Гл. 2. «Культурный ислам» мусульманской реформации
§ 1. Идея культурного свободного Я
Противоречия, присущие ограниченным идейным системам, одновременно представляют собой одно из необходимых условий развития и накопления культурного критического духа. Попытки мысли организовать взгляды, суждения и ценности в рамках некоей системы, обладающей своими специфическими очертаниями, обычно приводят к углублению критицизма, а следовательно – к созданию необходимых предпосылок для укоренения рационального самосознания, особенно когда данный процесс проходит под знаменем реалистического осознания фактических исторических приоритетов. Возникновение и эволюция критического отношения к себе в рамках мусульманской реформации явились оборотной стороной осознания приоритетов самореформирования. Появление идеи самореформирования в виде теоретической и прикладной идейной системы является адекватным отражением ситуации, когда теоретический и практический разум достигает осознания собственных пределов[123]
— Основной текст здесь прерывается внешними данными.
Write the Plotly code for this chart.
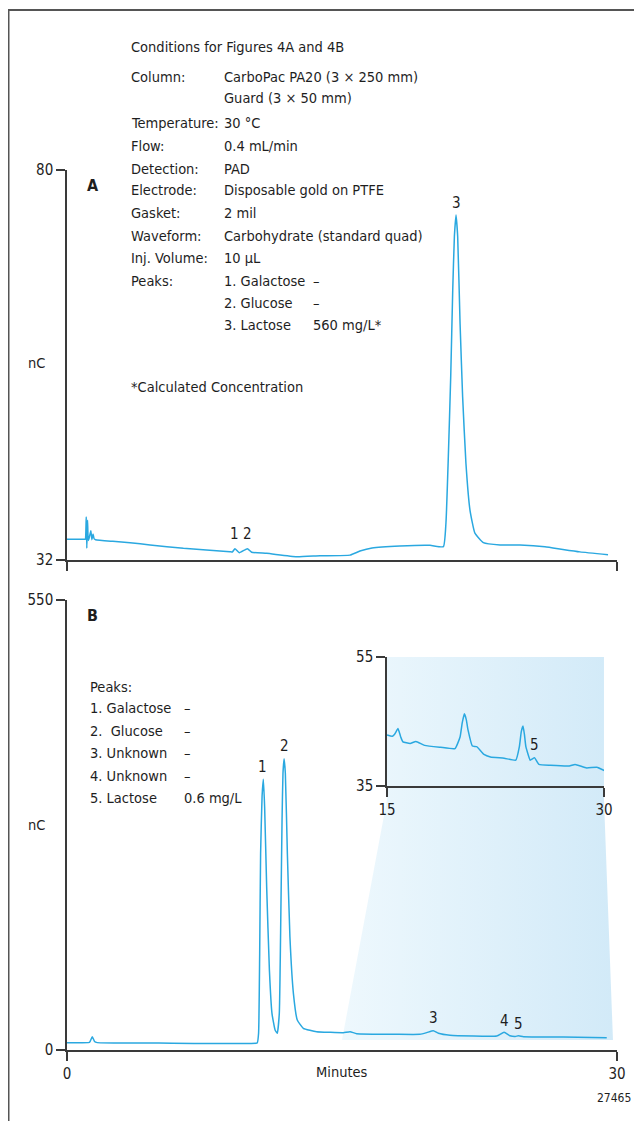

.В ходе этого осознания накапливались идеи, касающиеся разнообразных вариантов утверждения самобытности и разнообразных теоретических подходов к прошлому и будущему, их преломления в различных проблемах и вопросах современности. Это предопределило задачу обновления подходов к проектам альтернатив как к сфере непосредственного достижения теоретическим и практическим самосознанием своего высокого и специфического уровня. Тем более что это было «естественным» состоянием, диктовавшимся, помимо прочего, ощущением культурной принадлежности, логикой рационалистического и экзистенциального видения приоритетных «судьбоносных проблем» и путей их решения, в смысле сохранения в исторической реальности и исчезновения в долженствовании как формулы, заключающей в себе значимость и эффективность разнообразного обоснования самобытности (или постижения собственных пределов).